Joichi Sakai - Equity Research Analyst
Okay. And I wanted to ask about your updated guidance. Is this -- how much of this is still anticipating the Russia war prolonging into, say, the fourth or the -- by the end of the year?
Michael A. Bondi - CFO
Yes. I think this is the view that we think it's going to be prolonged. It certainly has been to date, and we would expect it to continue into the fourth quarter. And just with defense spending priority still literally being defined, that's why we adjusted our guidance for some of the awards that we have been tracking that we still think are viable. But just as Mike said, as weapon systems are getting priority over communication systems, we just felt it was prudent to push those out.
Operator
And it does appear there are no further questions at this time.

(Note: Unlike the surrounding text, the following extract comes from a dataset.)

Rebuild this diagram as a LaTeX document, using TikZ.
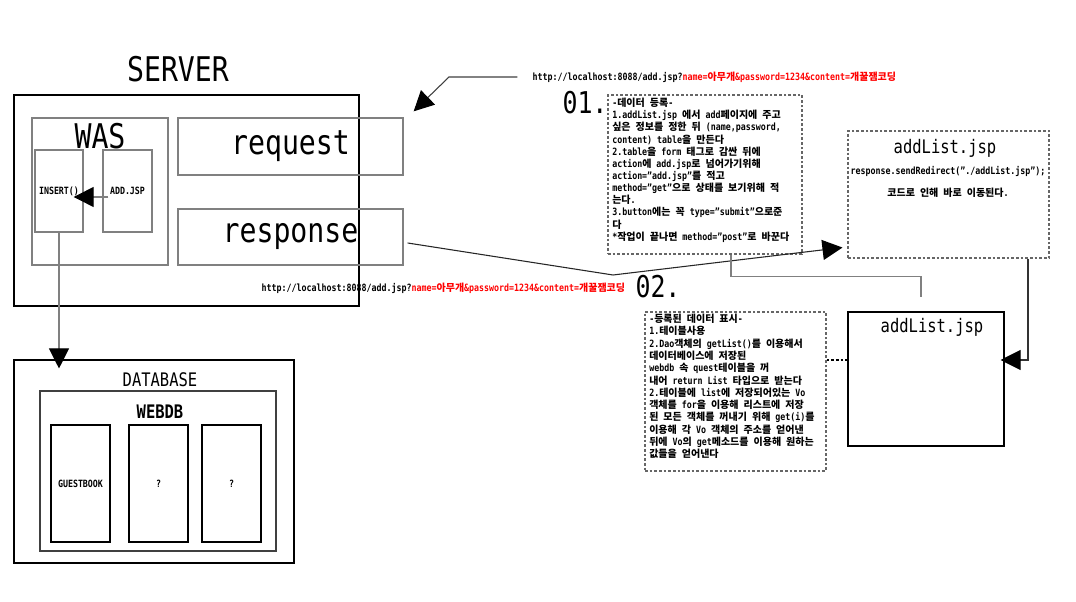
\documentclass[tikz,border=0pt]{standalone}
\usepackage{fontspec}
\setmainfont{DejaVu Sans Mono}[FakeStretch=0.83]
\newfontfamily\krfont{Noto Sans CJK KR}
\usetikzlibrary{arrows.meta}

% hangul syllables are set in the korean font
\XeTeXinterchartokenstate=1
\newXeTeXintercharclass\hangulclass
\count255="AC00
\loop
  \XeTeXcharclass\count255=\hangulclass
\ifnum\count255<"D7A3
  \advance\count255 by 1
\repeat
\XeTeXinterchartoks 0 \hangulclass = {\krfont}
\XeTeXinterchartoks 4095 \hangulclass = {\krfont}
\XeTeXinterchartoks \hangulclass 0 = {\rmfamily}
\XeTeXinterchartoks \hangulclass 4095 = {\rmfamily}

\begin{document}
\begin{tikzpicture}[x=0.75pt,y=-0.75pt,
  sty1/.style={draw=black, line width=0.8pt, inner sep=0},
  sty2/.style={draw=gray, line width=1pt, inner sep=0},
  sty3/.style={draw=gray!80!black, line width=0.8pt, dash pattern=on 2pt off 1.5pt, inner sep=0},
  sty4/.style={line width=0.8pt, -{Triangle[length=15pt,width=15pt,color=black]}},
  big/.style={font=\fontsize{25.5}{28}\selectfont},
  mid/.style={font=\fontsize{14}{16}\selectfont},
  small/.style={font=\fontsize{7.5}{9.1}\selectfont\bfseries}]

\fill[white] (0,0) rectangle (1076,602);
\useasboundingbox (0,0) rectangle (1076,602);

%%%%%%%%%%%  Server  %%%%%%%%%%%%%%%%%%%%%
\node[sty1, minimum width=258.75pt, minimum height=158.25pt] (server) at (186.5,200.5) {};
\node[big] (serverlbl) at (178,69) {SERVER};

% WAS with its two parts
\node[sty2, minimum width=102pt, minimum height=110.25pt] (was) at (100,191.5) {};
\node[big] (waslbl) at (100,136) {WAS};
\node[sty2, small, minimum width=36pt, minimum height=61.5pt] (insert) at (59,191) {INSERT()};
\node[sty2, small, minimum width=36.75pt, minimum height=61.5pt] (addjsp) at (127.5,191) {ADD.JSP};

% request / response
\node[sty2, big, minimum width=168.75pt, minimum height=42.75pt] (request) at (290.5,146.5) {request};
\node[sty2, big, minimum width=168.75pt, minimum height=42pt] (response) at (290.5,237) {response};

%%%%%%%%%%%  Database  %%%%%%%%%%%%%%%%%%%
\node[sty1, minimum width=210pt, minimum height=152.25pt] (database) at (154,461.5) {};
\node[mid] (dblbl) at (160,380) {DATABASE};
\node[sty2, draw=black!75, minimum width=177pt, minimum height=120pt] (webdb) at (158,471) {};
\node[mid, font=\fontsize{14}{16}\selectfont\bfseries] (webdblbl) at (160,412) {WEBDB};
\foreach \x/\t/\n in {80.5/GUESTBOOK/tb1, 158.5/?/tb2, 231.5/?/tb3}
  \node[sty1, small, minimum width=44.25pt, minimum height=87.75pt] (\n) at (\x,483.5) {\t};

%%%%%%%%%%%  01. request note  %%%%%%%%%%%%
\node[small, anchor=west] (url1) at (528,77)
  {http://localhost:8088/add.jsp?\textcolor{red}{name=아무개\&password=1234\&content=개꿀잼코딩}};
\node[font=\fontsize{22.5}{24}\selectfont] (one) at (585,103) {01.};
\node[sty3, minimum width=145.5pt, minimum height=119.25pt] (note1) at (705,174.5) {};
\node[small, anchor=north west, align=left, inner sep=0] (note1txt) at (612,98) {%
-데이터 등록-\\
1.addList.jsp 에서 add페이지에 주고\\
싶은 정보를 정한 뒤 (name,password,\\
content) table을 만든다\\
2.table을 form 태그로 감싼 뒤에\\
action에 add.jsp로 넘어가기위해\\
action="add.jsp"를 적고\\
method="get"으로 상태를 보기위해 적\\
는다.\\
3.button에는 꼭 type="submit"으로준\\
다\\
*작업이 끝나면 method="post"로 바꾼다};

%%%%%%%%%%%  redirect note  %%%%%%%%%%%%%%%
\node[sty3, minimum width=150.75pt, minimum height=95.25pt] (redirect) at (948.5,194.5) {};
\node[mid] (redirlbl) at (945,148) {addList.jsp};
\node[small] (redircode) at (948,171) {response.sendRedirect("./addList.jsp");};
\node[small] (redirkr) at (948,193) {코드로 인해 바로 이동된다.};

%%%%%%%%%%%  02. list note  %%%%%%%%%%%%%%%
\node[sty1, minimum width=117pt, minimum height=100.5pt] (addlist) at (926,379) {};
\node[mid] (addlistlbl) at (932,327) {addList.jsp};
\node[small, anchor=west] (url2) at (257,288)
  {http://localhost:8088/add.jsp?\textcolor{red}{name=아무개\&password=1234\&content=개꿀잼코딩}};
\node[font=\fontsize{22.5}{24}\selectfont] (two) at (658,287) {02.};
\node[sty3, minimum width=135.75pt, minimum height=119.25pt] (note2) at (735.5,391.5) {};
\node[small, font=\fontsize{7.5}{9.2}\selectfont\bfseries, anchor=north west, align=left, inner sep=0] (note2txt) at (649,314) {%
-등록된 데이터 표시-\\
1.테이블사용\\
2.Dao객체의 getList()를 이용해서\\
데이터베이스에 저장된\\
webdb 속 quest테이블을 꺼\\
내어 return List 타입으로 받는다\\
2.테이블에 list에 저장되어있는 Vo\\
객체를 for을 이용해 리스트에 저장\\
된 모든 객체를 꺼내기 위해 get(i)를\\
이용해 각 Vo 객체의 주소를 얻어낸\\
뒤에 Vo의 get메소드를 이용해 원하는\\
값들을 얻어낸다};

%%%%%%%%%%%  Connectors  %%%%%%%%%%%%%%%%%%
\coordinate (bend1) at (449,77);
\coordinate (bend2) at (613,275);
\coordinate (stub) at (921,297);

\draw[sty4, draw=black!75, shorten <=8pt] (url1.west) -- (bend1) -- ([shift={(10,-6)}]request.north east);
\draw[sty4, draw=black!85] ([shift={(4,6)}]response.east) -- (bend2) -- ([shift={(-5,-11)}]redirect.south west);
\draw[sty2] ([shift={(26,0)}]note1.south) -- ++(0,22) -| (stub);
\draw[sty4, draw=black!80] ([shift={(79.5,0)}]redirect.south) |- ([shift={(-4,-19)}]addlist.east);
\draw[sty3, draw=black] ([shift={(0,-31.5)}]note2.east) -- ([shift={(0,-19)}]addlist.west);
\draw[sty4, draw=gray, shorten >=-6.75pt] (insert.south) -- (insert.south |- database.north);
\draw[sty4, draw=gray] ([shift={(6,6)}]addjsp.west) -- ([shift={(-10,6)}]insert.east);

\end{tikzpicture}
\end{document}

Michael D. Porcelain - CEO, President & Director
Okay. Great. Well, we appreciate everybody's participation on this call. Thanks for your time and attention. And if anyone has any additional follow-up questions, feel free to reach out to Rob directly or Mike, and we'll be happy to answer them. Thanks very much, and we look forward to speaking to you guys sometime in mid-September, most likely. Bye.
Operator
This does conclude today's program. Thank you for your participation. You may disconnect at any time and have a wonderful evening.